46 miles off Route 80 through the desert mountain range to the Ghost town of Lucin, Utah.  A placard tells us that the Lucin ponds were developed in the 1800’s for railroad steam engines.  It is now called an “oasis in the desert” for wildlife.  I don’t see any signs of water.  Miles more of dusty road.  Then small dots on the horizon of the Great Basin Desert.  What are those?  As we get closer, the scale shifts and we see monumental concrete tubes.  It’s Nancy Holt’s Sun Tunnels (1973-76).  Four concrete tubes sit in two lines to form an open X shape and are aligned along the axis of the sun during the summer and winter solstices.  In these tubes are drilled holes of different sizes and correspond to representations of constellations: Draco, Perseus, Columba, and Capricornus.  The sun shines through the holes to create a pattern of circles and ellipses on the sides and bottom of the tubes.  The pattern is what she called “an inversion of the sky.”  Around the base of the tubes, birds have nested in the shadow spaces.  Walking inside the tubes, I can see the projected shapes caused by the midday sun.  The temperature inside the concrete is much cooler than the outside.  Through each tunnel, the landscape is framed, brought into focus.  There is the open desert range and the Grouse Creek Mountains in the distance.  We spend hours here without seeing any other people.  Fighter jets from a nearby airfield fly overhead.   

Wednesday, July 27, 2011

Site Report No. 9: Double Negative, NV








Driving these lands with sky can be hypnotic.  We drove through the magnificence of Lake Mead and the Valley of Fire at sunset to sleep in Overton, Nevada.  The next morning we make our way to the tiny Overton airport and past its main gate to yes, another dirt road, that climbs up Mormon Mesa.  We drive over one too many cattle guards and descend down what can only be described as a death-defying road.  Oops.  Crashed cars are embedded into the side of the cliffs.  Done by design or by accident?  I’m not sure.  We turn around to get back to the top of the desert mesa.  When we reach the top, the road along the rim is equally as perilous.  One might easily lose sight of the edge of the different paths during this time of day.  Forget about dusk or at night.  Then we see an open gash below the mesa top.  It is Michael Heizer’s Double Negative (1969-1970).  Blasted directly out of the mesa, there are two rectangular trenches separated by a canyon but lined up with one another.  They overlook an expansive river valley.  It is considered an icon of American Earth Art: using the earth’s surface as sculptural material. At the time of its creation, Heizer wanted no conservation measures.  He meant to make the erosion visible as a trip through time.  (Although I read recently that he might want the work recovered).
Looking down into the abyss is dizzying.  I see what were once clean cuts and straight edged walls crumbled.  Heaps of soft sandstone rocks collect on the floor.  The entire ground I stand on consists of the same substance.  It is simply a terrifying sensation.  But I have to experience the sculpture inside the trench. It is with a mix of adventure, fear, and awe that I pick a path and descend into the narrow lane.  Across the ravine, I see the trench on the other side.  Chasing away lizards, I climb over architectural ruins of stone.  I stand in the shape.  The walls, though eroded and no longer crisp planes, feel enormous and subtly enclosing.  I experience the scale of my own smallness in the midst of this massive sculpture.  It is vast and silent.

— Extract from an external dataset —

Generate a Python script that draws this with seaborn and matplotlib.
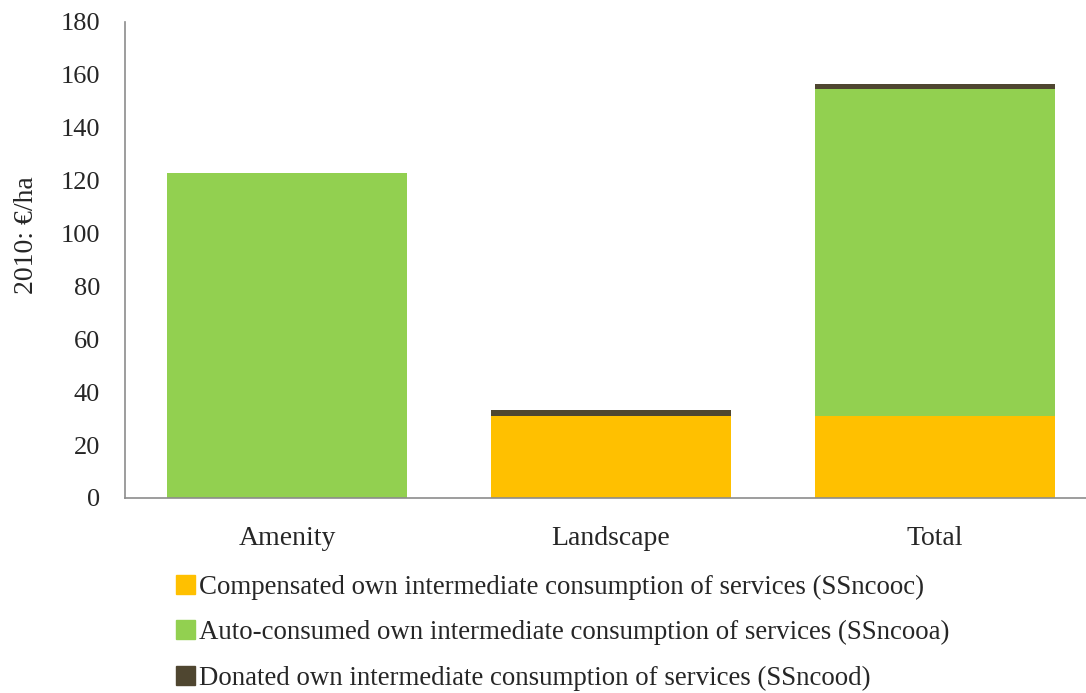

(Additional photos: Kindred spirits (1849), Asher Durand/en.wikipedia.org; Riverbank, attributed to Dong Yuan (Chinese, active 930s-60s)/www.metmuseum.org)

Site Report No. 8: The Lightning Field, NM













Plains of small ponderosa and piñon pine trees.  A lava landscape in slow pours that look as if they happened a short time ago.  We are in West Central New Mexico in a town called Quemado.  At the Largo Café we enjoy enchiladas (green chili always for me) and sopapillas.  The waitress tells us to be careful driving at night because of the elks.  Says she hit one recently that was as large as the one mounted on the wall of the café (see photo above). Largo is a classic on the road American experience: a watering spot for passing travelers, truckers, and locals to share stories (especially over a big breakfast of eggs and pancakes).
On the main street of town in a white building we are instructed to meet Robert, a rancher who will drive us to The Lightning Field (1977).  Walter De Maria wanted visitors to fully experience the great space so we must spend 24 hours in a cabin (no more than 6 people are on the property).  He also thought that isolation was the essence of Land Art.  So off we go about an hour from that street deep into desolate country.  Along the way, Robert picks up his mail from a lone mailbox, plainly stating, “Bills find you no matter where you are.”  Miles later, stepping onto the ground at the cabin, it does not look promising.  The earth is dry and cracked.  It is tough to go looking for lightning during a drought.  In fact, it is remarkable how little lightning does strike here in a typical year.  But the cabin is comfortable and filled with Arts and Crafts furniture.  I think I could live here.  From horizon to horizon there are mountains, sky, and the lightning rods in the field.  400 stainless steel rods embedded in a concrete foundation, spaced 220 feet apart in a rectangular grid formation in an area 1 mile x 1 kilometer.  They are of various lengths yet accurately measured so all the pointed upper tips lie at the same level on uneven ground.  The book in the cabin on the specifics of the project, states that if a gigantic piece of glass were placed on top of the rods it would be perfectly balanced.   As I walk through the immense field there are enormous anthills, jackrabbits, horny toad lizards, and an assortment of beetles.  I watched the light’s effect on the poles.  They seem to get slimmer, almost invisible by midday, slowly disappearing into the landscape.  At sunset, they become distinct, edges are sharpened in the violet, blue, magenta sky as they slowly fade again.  The rods catch the sun’s first radiant rays at sunrise.  At night, the show is high above.  The Milky Way stretches across the dark.  There are countless shooting stars and passing satellites.  The wind blows fast from the field.
I read De Maria is notorious for avoiding talking about his work.  He believes that talking about art or explaining it is foolish.  Living in The Lightning Field for a day and night was a captivating, sublime experience.  The longer I stayed the more it beckoned.  I was a little sad when Robert came to pick us up the following day.  But just as we were leaving, a solitary pronghorn antelope slowly walked through the field.